The real solution to the problem is to save and restore the session id (V1 API) and access_token (V2 API) between 5 minute runs of the plugin and then re-use them, because only the authentication is rate limited, not the actual API calls made after authenticating. This avoids having to do two authentications per 5 minute period.
The V1 session id remains valid for 15 minutes and renews for another 15 minutes every time you make a call, so with 5 minute polling you would only have to authenticate once and then keep using the same session id indefinitely.
The V2 access_token lasts 30 minutes so you can poll every 5 minutes for up to 30 minutes before re-authentication is required, so in theory one authentication in total per 30 minutes should be required once it got going.
The current evohome-client library does not support saving and restoring session id and access_tokens like this across separate script instances, so there is work going on right now to get this new functionality implemented for the next release of evohome-client:
https://github.com/watchforstock/evohome-client/issues/57
Progress is good and I think this will be ready quite soon.
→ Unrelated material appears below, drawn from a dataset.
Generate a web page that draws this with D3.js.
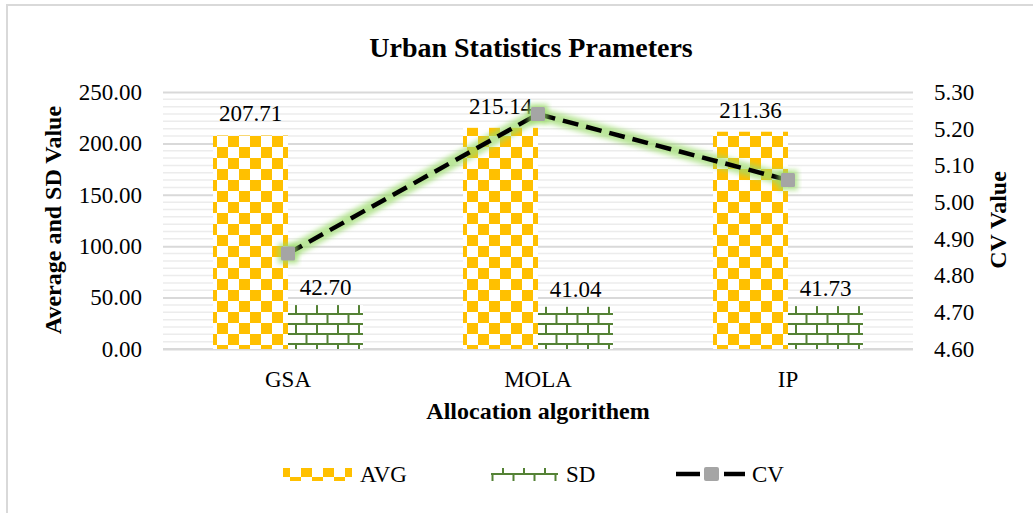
<!DOCTYPE html>
<html>
<head>
<meta charset="utf-8">
<script src="https://cdn.jsdelivr.net/npm/d3@7"></script>
<style>
  body { margin: 0; background: #fff; }
  text { font-family: "Liberation Serif", "Times New Roman", serif; fill: #000; }
</style>
</head>
<body>
<div id="chart"></div>
<script>
const categories = ["GSA", "MOLA", "IP"];
const avgValues = [207.71, 215.14, 211.36];
const sdValues = [42.70, 41.04, 41.73];
const cvValues = [4.86, 5.24, 5.06];
const leftTicks = [0, 50, 100, 150, 200, 250];
const rightTicks = [4.6, 4.7, 4.8, 4.9, 5.0, 5.1, 5.2, 5.3];

const W = 1033, H = 513;
const plot = { left: 163, right: 913, top: 92, bottom: 349 };

const svg = d3.select("#chart").append("svg")
  .attr("width", W).attr("height", H);

const defs = svg.append("defs");

// checkerboard for AVG
const chk = defs.append("pattern").attr("id", "checker")
  .attr("patternUnits", "userSpaceOnUse")
  .attr("width", 22).attr("height", 22)
  .attr("x", 213).attr("y", 136);
chk.append("rect").attr("width", 22).attr("height", 22).attr("fill", "#fff");
chk.append("rect").attr("width", 11).attr("height", 11).attr("fill", "#ffc000");
chk.append("rect").attr("x", 11).attr("y", 11).attr("width", 11).attr("height", 11).attr("fill", "#ffc000");

// bricks for SD
const brick = defs.append("pattern").attr("id", "brick")
  .attr("patternUnits", "userSpaceOnUse")
  .attr("width", 21).attr("height", 20)
  .attr("x", 288).attr("y", 305);
brick.append("rect").attr("width", 21).attr("height", 20).attr("fill", "#fff");
brick.append("path")
  .attr("d", "M0,9H21M0,19H21M5,0V9M15.5,9V19")
  .attr("stroke", "#548235").attr("stroke-width", 2).attr("fill", "none");

const glow = defs.append("filter").attr("id", "glow")
  .attr("x", "-20%").attr("y", "-50%").attr("width", "140%").attr("height", "200%");
glow.append("feGaussianBlur").attr("stdDeviation", 2.5);

// outer frame
svg.append("rect").attr("x", 7).attr("y", 5).attr("width", W).attr("height", H)
  .attr("fill", "none").attr("stroke", "#d9d9d9").attr("stroke-width", 2);

const x = d3.scaleBand().domain(categories)
  .range([plot.left, plot.right]).paddingInner(0.4).paddingOuter(0.2);
const xs = d3.scaleBand().domain(["avg", "sd"]).range([0, x.bandwidth()]);
const y = d3.scaleLinear().domain([0, 250]).range([plot.bottom, plot.top]);
const y2 = d3.scaleLinear().domain([4.6, 5.3]).range([plot.bottom, plot.top]);

// minor gridlines
const minor = [];
for (let i = 0; i < 5; i++) for (let k = 1; k < 7; k++) minor.push(i * 50 + k * 50 / 7);
svg.append("g").selectAll("line").data(minor).join("line")
  .attr("x1", plot.left).attr("x2", plot.right)
  .attr("y1", d => y(d)).attr("y2", d => y(d))
  .attr("stroke", "#ececec").attr("stroke-width", 1.5);

// major gridlines + left axis
const gl = d3.axisLeft(y).tickValues(leftTicks).tickSize(-(plot.right - plot.left))
  .tickFormat(d3.format(".2f")).tickPadding(21);
const gAx = svg.append("g").attr("transform", `translate(${plot.left},0)`).call(gl);
gAx.select(".domain").remove();
gAx.selectAll("line").attr("stroke", "#d9d9d9").attr("stroke-width", 2);
gAx.selectAll("text").attr("font-size", 23);

// right axis
const gR = svg.append("g").attr("transform", `translate(${plot.right},0)`)
  .call(d3.axisRight(y2).tickValues(rightTicks).tickSize(0).tickPadding(21).tickFormat(d3.format(".2f")));
gR.select(".domain").remove();
gR.selectAll("text").attr("font-size", 23);

// bottom axis line
svg.append("line").attr("x1", plot.left).attr("x2", plot.right)
  .attr("y1", plot.bottom).attr("y2", plot.bottom)
  .attr("stroke", "#d9d9d9").attr("stroke-width", 2);

// bars
const groups = svg.append("g").selectAll("g").data(categories).join("g")
  .attr("transform", d => `translate(${x(d)},0)`);
groups.append("rect")
  .attr("x", xs("avg")).attr("width", xs.bandwidth())
  .attr("y", (d, i) => y(avgValues[i])).attr("height", (d, i) => y(0) - y(avgValues[i]))
  .attr("fill", "url(#checker)");
groups.append("rect")
  .attr("x", xs("sd")).attr("width", xs.bandwidth())
  .attr("y", (d, i) => y(sdValues[i])).attr("height", (d, i) => y(0) - y(sdValues[i]))
  .attr("fill", "url(#brick)");

// CV line
const pts = categories.map((c, i) => [x(c) + x.bandwidth() / 2, y2(cvValues[i])]);
const line = d3.line();
svg.append("path").attr("d", line(pts))
  .attr("fill", "none").attr("stroke", "#9bdc6c").attr("stroke-width", 13)
  .attr("stroke-opacity", 0.7).attr("stroke-linejoin", "round").attr("filter", "url(#glow)");
svg.append("path").attr("d", line(pts))
  .attr("fill", "none").attr("stroke", "#000").attr("stroke-width", 4.5)
  .attr("stroke-dasharray", "16,8");
svg.append("g").selectAll("rect.g").data(pts).join("rect")
  .attr("x", d => d[0] - 10).attr("y", d => d[1] - 10).attr("width", 20).attr("height", 20)
  .attr("fill", "#9bdc6c").attr("opacity", 0.7).attr("filter", "url(#glow)");
svg.append("g").selectAll("rect").data(pts).join("rect")
  .attr("x", d => d[0] - 7).attr("y", d => d[1] - 7).attr("width", 14).attr("height", 14)
  .attr("rx", 1.5).attr("fill", "#a5a5a5");

// data labels
groups.append("text")
  .attr("x", xs("avg") + xs.bandwidth() / 2).attr("y", (d, i) => y(avgValues[i]) - 14)
  .attr("text-anchor", "middle").attr("font-size", 23)
  .text((d, i) => avgValues[i].toFixed(2));
groups.append("text")
  .attr("x", xs("sd") + xs.bandwidth() / 2).attr("y", (d, i) => y(sdValues[i]) - 10)
  .attr("text-anchor", "middle").attr("font-size", 23)
  .text((d, i) => sdValues[i].toFixed(2));

// x labels
svg.append("g").selectAll("text").data(categories).join("text")
  .attr("x", d => x(d) + x.bandwidth() / 2).attr("y", 387)
  .attr("text-anchor", "middle").attr("font-size", 23).text(d => d);

// titles
svg.append("text").attr("x", 531).attr("y", 57).attr("text-anchor", "middle")
  .attr("font-size", 28).attr("font-weight", "bold").text("Urban Statistics Prameters");
svg.append("text").attr("x", 538).attr("y", 419).attr("text-anchor", "middle")
  .attr("font-size", 24).attr("font-weight", "bold").text("Allocation algorithem");
svg.append("text").attr("transform", "translate(61,220) rotate(-90)").attr("text-anchor", "middle")
  .attr("font-size", 24).attr("font-weight", "bold").text("Average and SD Value");
svg.append("text").attr("transform", "translate(1006,220) rotate(-90)").attr("text-anchor", "middle")
  .attr("font-size", 24).attr("font-weight", "bold").text("CV Value");

// legend
const lg = svg.append("g");
lg.append("rect").attr("x", 283).attr("y", 468).attr("width", 69).attr("height", 13).attr("fill", "url(#checker)");
lg.append("text").attr("x", 360).attr("y", 482).attr("font-size", 23).text("AVG");
lg.append("rect").attr("x", 491).attr("y", 468).attr("width", 67).attr("height", 13).attr("fill", "url(#brick)");
lg.append("text").attr("x", 566).attr("y", 482).attr("font-size", 23).text("SD");
lg.append("line").attr("x1", 676).attr("x2", 700).attr("y1", 474).attr("y2", 474).attr("stroke", "#000").attr("stroke-width", 4.5);
lg.append("line").attr("x1", 724).attr("x2", 745).attr("y1", 474).attr("y2", 474).attr("stroke", "#000").attr("stroke-width", 4.5);
lg.append("rect").attr("x", 704).attr("y", 467).attr("width", 15).attr("height", 14).attr("rx", 2).attr("fill", "#a5a5a5");
lg.append("text").attr("x", 752).attr("y", 482).attr("font-size", 23).text("CV");
</script>
</body>
</html>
Once that is finalised I'll update evohome-munin to use this new library functionality to save and restore session id and access_token and give it a couple of weeks testing and that should fix this intermittent problem once and for all!
One minor issue is that once those changes are made the newer version of evohome-client will probably be a prerequisite of evohome-munin, however as it is working so poorly at the moment it's probably best if people are just made aware that they need to update evohome-client at the same time, rather than trying to introduce a load of conditional code to be compatible with the older versions of the library and still suffer the same intermittent graphing performance.